September 28, 2010 2:49 PM   Subscribe

Kwame Anthony Appiah discusses honor, moral revolutions, and the condemnation of future generations. His new book The Honor Code chronicles how the concept of honor has been crucial in the fight against immoral practices like dueling, foot-binding, and slavery. (See also 1, 2)
posted by anotherpanacea (14 comments total) 20 users marked this as a favorite
 
"Too many minivans advertise, somewhat touchingly, that “My Child Is an Honor Student.” The word honor is often linked, as morality is not, with violence."

keep the honor students away from mini-vans?
posted by clavdivs at 2:59 PM on September 28, 2010




They will condemn us for:
1. massive pollution and resource depletion with no goal;
2. not using the easy energy to build up permanent renewable energy;
3. not keeping the libraries open during recessions NO MATTER WHAT
4. My Mother the Car, and Invasion of the Booty Snatchers
posted by Twang at 4:43 PM on September 28, 2010


Appiah is an amazing thinker and writer who should be better known than he is. Thanks for the post.
posted by languagehat at 4:59 PM on September 28, 2010


An interview in NPR.

Codes of honor can be changed through humor, like in the recent series of adds for Panda cheese in the Middle East. In the Middle East there is a shift in the perception of honor concurrent with modernization. People are no longer shepard's protecting flocks of sheep and making cheese themselves, they are buying cheese at Safeway box stores and working in office cubicles (as in the commercials). Protecting ones honor from insult like in the old days is over the top to the point of ridiculous humor. Like the Panda.
posted by stbalbach at 5:13 PM on September 28, 2010


That Washington Post article was what I intended to link to for "condemnation of future generations," which is also the source of the post's title.

I am shamed by the mistake.
posted by anotherpanacea at 5:24 PM on September 28, 2010


And now it is fixed, so I am shamed by the confusion my first comment will cause in future readers....
posted by anotherpanacea at 5:39 PM on September 28, 2010


Wow, this is good. Thank you. At first glance (and this is a very early and limited first glance), it seems to me he's learned a great deal about being human by earnestly and compassionately examining his own coming-out process and is seeking to make what he's learned intelligible in a universal, philosophical sense.

The interview has, so far, grabbed me in an unexpectedly emotional way, and reminds me of how I felt when I first began reading and learning about philosophy.
posted by treepour at 8:30 PM on September 28, 2010


Thanks.
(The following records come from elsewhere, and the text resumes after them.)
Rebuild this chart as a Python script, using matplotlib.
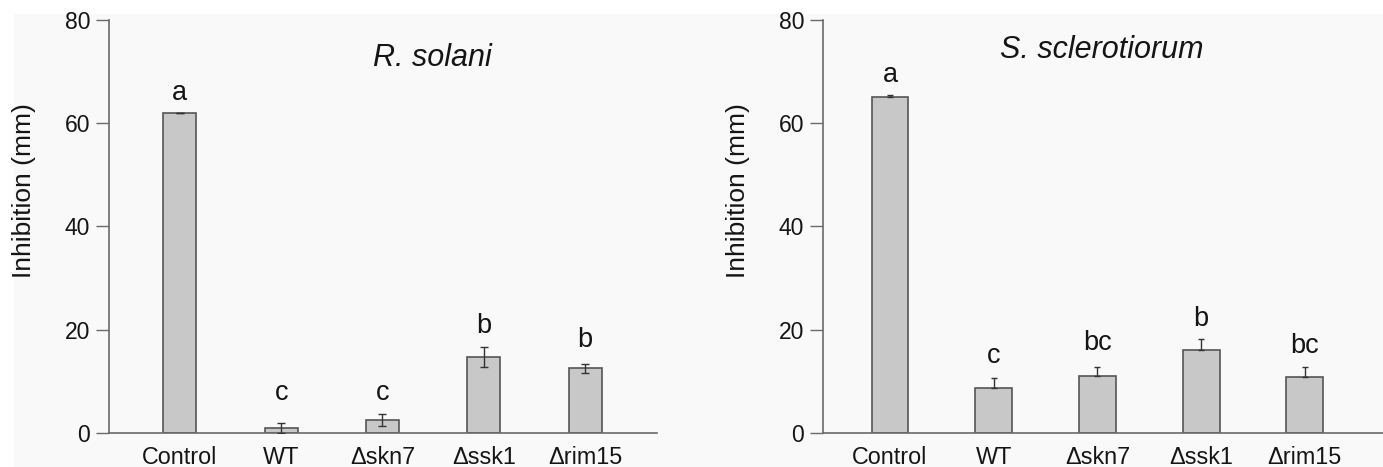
import matplotlib
matplotlib.use("Agg")
import matplotlib.pyplot as plt
from matplotlib.patches import Rectangle
import numpy as np

plt.rcParams['font.family'] = ['Liberation Sans', 'DejaVu Sans']

categories = ["Control", "WT", "\u0394skn7", "\u0394ssk1", "\u0394rim15"]

rs_values = [62.0, 1.0, 2.5, 14.7, 12.5]
rs_errors = [0.0, 1.0, 1.2, 2.0, 0.8]
rs_letters = ["a", "c", "c", "b", "b"]

ss_values = [65.0, 8.8, 11.1, 16.1, 10.9]
ss_errors = [0.5, 1.8, 1.6, 2.1, 1.9]
ss_letters = ["a", "c", "bc", "b", "bc"]

yticks = [0, 20, 40, 60, 80]

W, H = 1383, 467
fig = plt.figure(figsize=(W / 100, H / 100), dpi=100, facecolor="white")
bg = "#f9f9f9"
fig.patches.append(Rectangle((14 / W, 0), 1, 1 - 14 / H, transform=fig.transFigure,
                             facecolor=bg, edgecolor="none", zorder=-10))

bar_color = "#c8c8c8"
edge_color = "#555555"
axis_color = "#6a6a6a"
text_color = "#151515"


def make_panel(rect, vals, errs, letters, title, title_xy, xlim, width, two_sided,
               letter_offsets, capsize):
    ax = fig.add_axes(rect)
    ax.patch.set_visible(False)
    x = np.arange(len(categories))
    ax.bar(x, vals, width=width, color=bar_color, edgecolor=edge_color, linewidth=1.2, zorder=2)
    if two_sided:
        yerr = [errs, errs]
    else:
        yerr = [np.zeros(len(errs)), errs]
    ax.errorbar(x, vals, yerr=yerr, fmt="none", ecolor="#333333", elinewidth=1.0,
                capsize=capsize, capthick=1.0, zorder=3)
    for xi, v, e, lab, off in zip(x, vals, errs, letters, letter_offsets):
        ax.text(xi, v + e + off, lab, ha="center", va="baseline", fontsize=19.5,
                color=text_color)
    ax.set_xlim(*xlim)
    ax.set_ylim(0, 80)
    ax.set_yticks(yticks)
    ax.set_xticks(x)
    ax.set_xticklabels(categories, fontsize=16.8, color=text_color)
    ax.tick_params(axis="y", labelsize=16.5, colors=text_color, length=9.5, width=1.0,
                   color=axis_color, pad=4)
    ax.tick_params(axis="x", length=0, pad=9)
    for s in ["top", "right"]:
        ax.spines[s].set_visible(False)
    for s in ["left", "bottom"]:
        ax.spines[s].set_color(axis_color)
        ax.spines[s].set_linewidth(1.2)
    ax.text(title_xy[0], title_xy[1], title, transform=ax.transAxes, ha="center",
            va="center", fontsize=22, style="italic", color=text_color)
    return ax

# axes pixel geometry
y0, y1 = 433, 20
left1, right1 = 109, 657
left2, right2 = 823, 1383

rect1 = [left1 / W, 1 - y0 / H, (right1 - left1) / W, (y0 - y1) / H]
rect2 = [left2 / W, 1 - y0 / H, (right2 - left2) / W, (y0 - y1) / H]

ax1 = make_panel(rect1, rs_values, rs_errors, rs_letters, "R. solani",
                 ((432 - left1) / (right1 - left1), (y0 - 58) / (y0 - y1)),
                 (-0.70, 4.71), 0.327, True, [2.5, 4.4, 2.7, 2.7, 3.4], 2.6)
ax2 = make_panel(rect2, ss_values, ss_errors, ss_letters, "S. sclerotiorum",
                 ((1102 - left2) / (right2 - left2), (y0 - 50) / (y0 - y1)),
                 (-0.646, 4.754), 0.355, False, [2.4, 3.0, 3.4, 2.5, 2.7], 2.0)

# y labels placed in figure pixels (centre of text)
for xc in (24.5, 738):
    fig.text(xc / W, 1 - 191 / H, "Inhibition (mm)", rotation=90, ha="center",
             va="center", fontsize=19, color=text_color)

fig.savefig("out.png", dpi=100, facecolor=fig.get_facecolor())
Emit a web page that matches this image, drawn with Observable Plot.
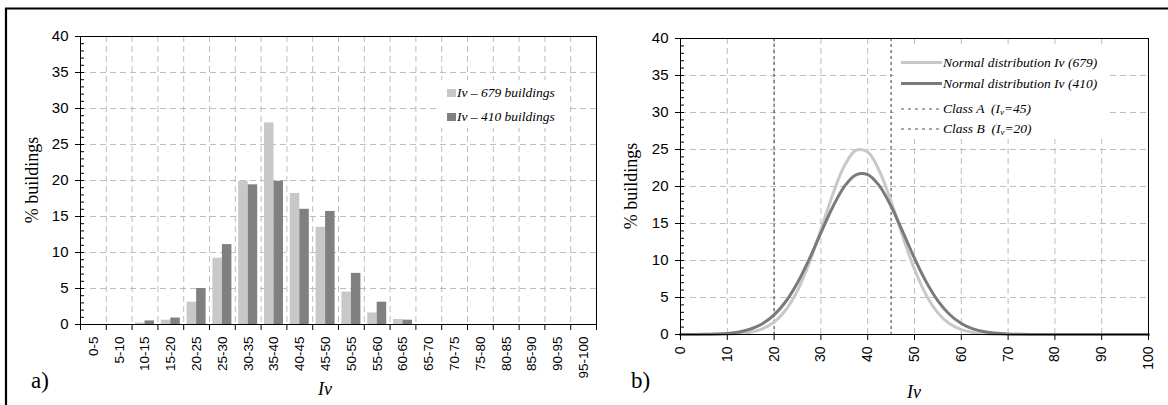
<!DOCTYPE html>
<html><head><meta charset="utf-8">
<script src="https://cdn.jsdelivr.net/npm/d3@7"></script>
<script src="https://cdn.jsdelivr.net/npm/@observablehq/plot@0.6"></script>
<style>
body{margin:0;background:#fff;}
#wrap{position:relative;width:1168px;height:405px;overflow:hidden;background:#fff;}
#wrap > svg, #wrap > figure{position:absolute;margin:0;}
</style></head><body><div id="wrap"></div>
<script>
// ---- data ----
const categories = ["0-5","5-10","10-15","15-20","20-25","25-30","30-35","35-40","40-45","45-50","50-55","55-60","60-65","65-70","70-75","75-80","80-85","85-90","90-95","95-100"];
const iv679 = [0,0,0.2,0.6,3.1,9.2,19.9,28.0,18.2,13.5,4.5,1.6,0.7,0,0,0,0,0,0,0];
const iv410 = [0,0,0.5,0.9,5.0,11.1,19.4,19.9,16.0,15.7,7.1,3.1,0.6,0,0,0,0,0,0,0];
const curveX = [0,2.5,5,7.5,10,12.5,15,17.5,20,22.5,25,27.5,30,32.5,35,37.5,40,42.5,45,47.5,50,52.5,55,57.5,60,62.5,65,67.5,70,72.5,75,77.5,80,82.5,85,87.5,90,92.5,95,97.5,100];
const normal679 = [0,0,0,0.01,0.04,0.12,0.32,0.77,1.67,3.31,5.93,9.64,14.17,18.87,22.78,24.9,24.66,22.1,17.97,13.22,8.81,5.33,2.92,1.44,0.65,0.26,0.1,0.03,0.01,0,0,0,0,0,0,0,0,0,0,0,0];
const normal410 = [0,0.01,0.02,0.06,0.15,0.35,0.74,1.45,2.64,4.46,6.99,10.17,13.73,17.2,19.99,21.58,21.61,20.09,17.33,13.87,10.31,7.11,4.55,2.7,1.49,0.76,0.36,0.16,0.07,0.03,0.01,0,0,0,0,0,0,0,0,0,0];
const classA = 45, classB = 20;
const yTicks = [0,5,10,15,20,25,30,35,40];
const yMinor = d3.range(1,40);
const xTicksB = [0,10,20,30,40,50,60,70,80,90,100];

const LIGHT = "#c8c8c8", DARK = "#808080", GRID = "#bdbdbd";
const sans = "'Liberation Sans', Arial, sans-serif";
const serif = "'Liberation Serif', 'Times New Roman', serif";

const rows = categories.map((c, i) => {
  const [lo, hi] = c.split("-").map(Number);
  return {c, lo, hi, mid: (lo + hi) / 2, v679: iv679[i], v410: iv410[i]};
});
const bounds = [0, ...rows.map(d => d.hi)];
const labelByMid = new Map(rows.map(d => [d.mid, d.c]));

const wrap = document.getElementById("wrap");

// ---- panel a ----
const pa = Plot.plot({
  width: 598, height: 405,
  marginLeft: 80, marginRight: 2, marginTop: 36, marginBottom: 81,
  style: {fontFamily: sans, fontSize: "14px", background: "transparent", color: "black"},
  x: {type: "linear", domain: [0, 100], label: null},
  y: {domain: [0, 40], label: null},
  marks: [
    Plot.gridY(yTicks.filter(d => d > 0 && d < 40), {stroke: GRID, strokeOpacity: 1, strokeDasharray: "6,4"}),
    Plot.gridX(bounds.filter(d => d > 0 && d < 100), {stroke: GRID, strokeOpacity: 1, strokeDasharray: "6,4"}),
    Plot.rectY(rows.filter(d => d.v679 > 0), {x1: "lo", x2: "hi", y: "v679", fill: LIGHT, insetLeft: 3.4, insetRight: 12.9}),
    Plot.rectY(rows.filter(d => d.v410 > 0), {x1: "lo", x2: "hi", y: "v410", fill: DARK, insetLeft: 12.9, insetRight: 3.4}),
    Plot.frame({stroke: "black"}),
    Plot.tickY(yMinor, {y: d => d, stroke: "black", insetRight: 512}),
    Plot.axisY({ticks: yTicks, tickSize: 5, tickPadding: 7, fontSize: 15, label: null}),
    Plot.axisX({ticks: bounds, tickSize: 6, tickFormat: () => "", label: null}),
    Plot.axisX({ticks: rows.map(d => d.mid), tickSize: 0, tickPadding: 12, tickRotate: -90, tickFormat: d => labelByMid.get(d), fontSize: 13.5, label: null})
  ]
});
pa.style.left = "0px"; pa.style.top = "0px";
wrap.appendChild(pa);

// ---- panel b ----
const curves = curveX.map((x, i) => ({x, a: normal679[i], b: normal410[i]}));
const pb = Plot.plot({
  width: 570, height: 405,
  marginLeft: 82, marginRight: 20, marginTop: 38, marginBottom: 71,
  style: {fontFamily: sans, fontSize: "14px", background: "transparent", color: "black"},
  x: {domain: [0, 100], label: null},
  y: {domain: [0, 40], label: null},
  marks: [
    Plot.gridY(yTicks.filter(d => d > 0 && d < 40), {stroke: GRID, strokeOpacity: 1, strokeDasharray: "6,4"}),
    Plot.gridX(xTicksB.filter(d => d > 0 && d < 100), {stroke: GRID, strokeOpacity: 1, strokeDasharray: "6,4"}),
    Plot.ruleX([classA, classB], {stroke: "#666", strokeWidth: 1.3, strokeDasharray: "3,3"}),
    Plot.line(curves, {x: "x", y: "a", stroke: LIGHT, strokeWidth: 3, curve: "catmull-rom"}),
    Plot.line(curves, {x: "x", y: "b", stroke: "#7a7a7a", strokeWidth: 3, curve: "catmull-rom"}),
    Plot.frame({stroke: "black"}),
    Plot.tickY(yMinor, {y: d => d, stroke: "black", insetRight: 464}),
    Plot.axisY({ticks: yTicks, tickSize: 5, tickPadding: 7, fontSize: 15, label: null}),
    Plot.axisX({ticks: xTicksB, tickSize: 6, tickPadding: 6, tickRotate: -90, fontSize: 14, label: null})
  ]
});
pb.style.left = "598px"; pb.style.top = "0px";
wrap.appendChild(pb);

// ---- overlay: border, legends, titles ----
const ov = d3.select(wrap).append("svg")
  .attr("width", 1168).attr("height", 405)
  .style("left", "0px").style("top", "0px");

ov.append("line").attr("x1", 5).attr("x2", 1168).attr("y1", 8.5).attr("y2", 8.5).attr("stroke", "black").attr("stroke-width", 2.2);
ov.append("line").attr("x1", 6).attr("x2", 6).attr("y1", 8).attr("y2", 405).attr("stroke", "black").attr("stroke-width", 2.2);

// legend a
ov.append("rect").attr("x", 436).attr("y", 80).attr("width", 130).attr("height", 48).attr("fill", "white");
const legA = [{t: "Iv – 679 buildings", c: LIGHT, y: 89}, {t: "Iv – 410 buildings", c: DARK, y: 113}];
legA.forEach(d => {
  ov.append("rect").attr("x", 447).attr("y", d.y).attr("width", 9).attr("height", 8).attr("fill", d.c);
  ov.append("text").attr("x", 457).attr("y", d.y + 8).attr("font-family", serif).attr("font-style", "italic").attr("font-size", 13.5).text(d.t);
});

// legend b
ov.append("rect").attr("x", 894).attr("y", 45).attr("width", 216).attr("height", 94).attr("fill", "white");
ov.append("line").attr("x1", 901).attr("x2", 942).attr("y1", 62.5).attr("y2", 62.5).attr("stroke", LIGHT).attr("stroke-width", 3);
ov.append("line").attr("x1", 901).attr("x2", 942).attr("y1", 83.5).attr("y2", 83.5).attr("stroke", "#7a7a7a").attr("stroke-width", 3);
ov.append("line").attr("x1", 901).attr("x2", 942).attr("y1", 109).attr("y2", 109).attr("stroke", "#555").attr("stroke-width", 1.2).attr("stroke-dasharray", "3,4");
ov.append("line").attr("x1", 901).attr("x2", 942).attr("y1", 129).attr("y2", 129).attr("stroke", "#555").attr("stroke-width", 1.2).attr("stroke-dasharray", "3,4");
const tb = (y) => ov.append("text").attr("x", 943).attr("y", y).attr("font-family", serif).attr("font-style", "italic").attr("font-size", 13.5).style("white-space", "pre");
tb(66.5).text("Normal distribution Iv (679)");
tb(87.5).text("Normal distribution Iv (410)");
[{y: 113, n: "A", v: classA}, {y: 133, n: "B", v: classB}].forEach(d => {
  const t = tb(d.y);
  t.append("tspan").text(`Class ${d.n}  (I`);
  t.append("tspan").attr("font-size", 9).attr("dy", 2).text("v");
  t.append("tspan").attr("dy", -2).text(`=${d.v})`);
});

// axis titles
const ylab = (x, y) => ov.append("text").attr("transform", `translate(${x},${y}) rotate(-90)`).attr("text-anchor", "middle")
  .attr("font-family", serif).attr("font-size", 18).text("% buildings");
ylab(38, 180); ylab(637, 186);
const xlab = (x, y) => ov.append("text").attr("x", x).attr("y", y).attr("text-anchor", "middle")
  .attr("font-family", serif).attr("font-style", "italic").attr("font-size", 18).text("Iv");
xlab(325, 395); xlab(914, 398);
ov.append("text").attr("x", 31).attr("y", 388).attr("font-family", serif).attr("font-size", 23).text("a)");
ov.append("text").attr("x", 631).attr("y", 388).attr("font-family", serif).attr("font-size", 23).text("b)");
</script></body></html>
I'm a big fan of Appiah. His book Cosmopolitanism was one of those books that stated things about our cultures and beliefs around the world which, in retrospect, seem so obvious but which few others are thinking or writing about. I wouldn't hesitate to call the issues he tackles urgent.
posted by vacapinta at 12:38 AM on September 29, 2010


A few responses to the WaPo op-ed:

Ross Douthat
Will Wilkinson
Tyler Cowen
posted by anotherpanacea at 5:21 AM on September 29, 2010


Appiah on Sam Harris's new book.
posted by OmieWise at 4:33 PM on October 3, 2010


This is my review of the book: "Appiah's Honor."
posted by anotherpanacea at 7:37 PM on October 20, 2010


That's an excellent and informative review; thanks for linking to it. (I hope the smiley at the end of the penultimate paragraph is an accident; if so, you might want to eliminate it. I don't think Kant would approve of smileys.)
posted by languagehat at 10:01 AM on October 21, 2010


Thanks languagehat. The funny thing is that I actually thought about editing the smiley out, after I saw your comment. Which just proves the point: shame motivates, even typographic shame.